After the October Revolution both of the schools were divided according to the type of training. Now these are Vaganova Academy of Russian Ballet and Russian State Institute of Performing Arts in Saint Petersburg and Moscow State Academy of Choreography and Mikhail Shchepkin Higher Theatre School in Moscow.

=== In Moscow ===
Moscow theatre school was organized in Moscow Orphanage in 1773 by decree of Empress Catherine II. From 1784 it was managed by private Petrovsky Theatre which in 1789 became the property of the Moscow Orphanage's Guardianship Council.
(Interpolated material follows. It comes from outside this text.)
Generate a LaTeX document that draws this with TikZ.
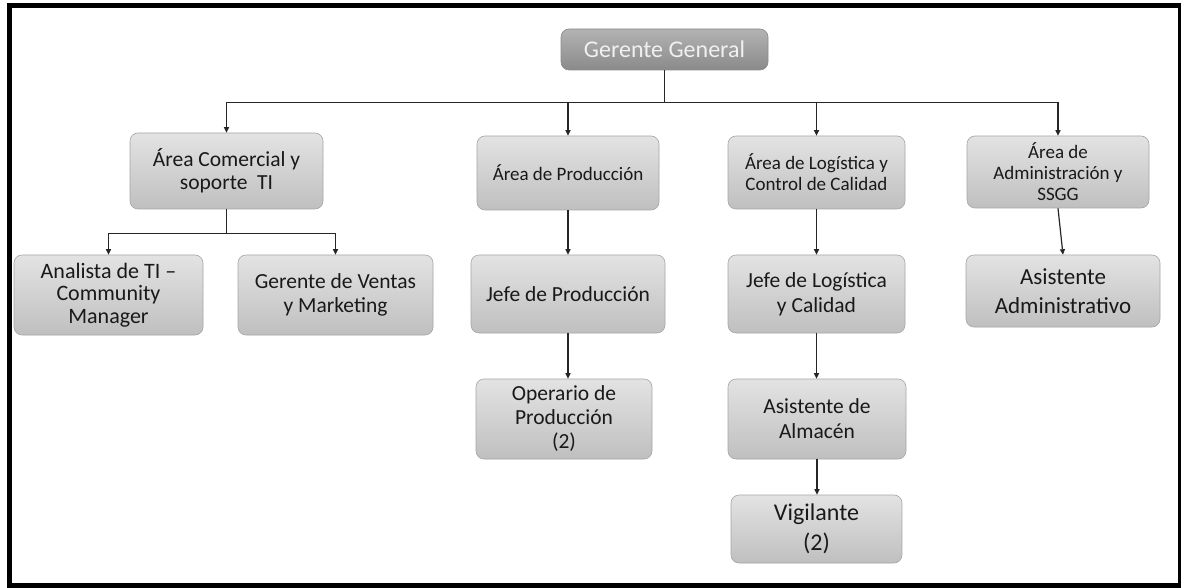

The school became part of the state imperial system in 1806, when Moscow division of Imperial Theatres was organized.
In the 1820s Moscow theatre school was situated at Bludov's house (Povarskaya Street 13, now Supreme Court of Russia). After 1830 the school along with Moscow Direction of Imperial theatres moved into the Myasoyedovs' House|Tolstoy's house (Kuznetsky Most 1, now Russian State Library of Arts). In 1863 school moved into the 1822 building by architect Joseph Bové situated next to the Maly Theatre (Neglinnaya Street 6/2, now Mikhail Shchepkin Higher Theatre School; Bolshoi Ballet School has stayed at the same building till 1968).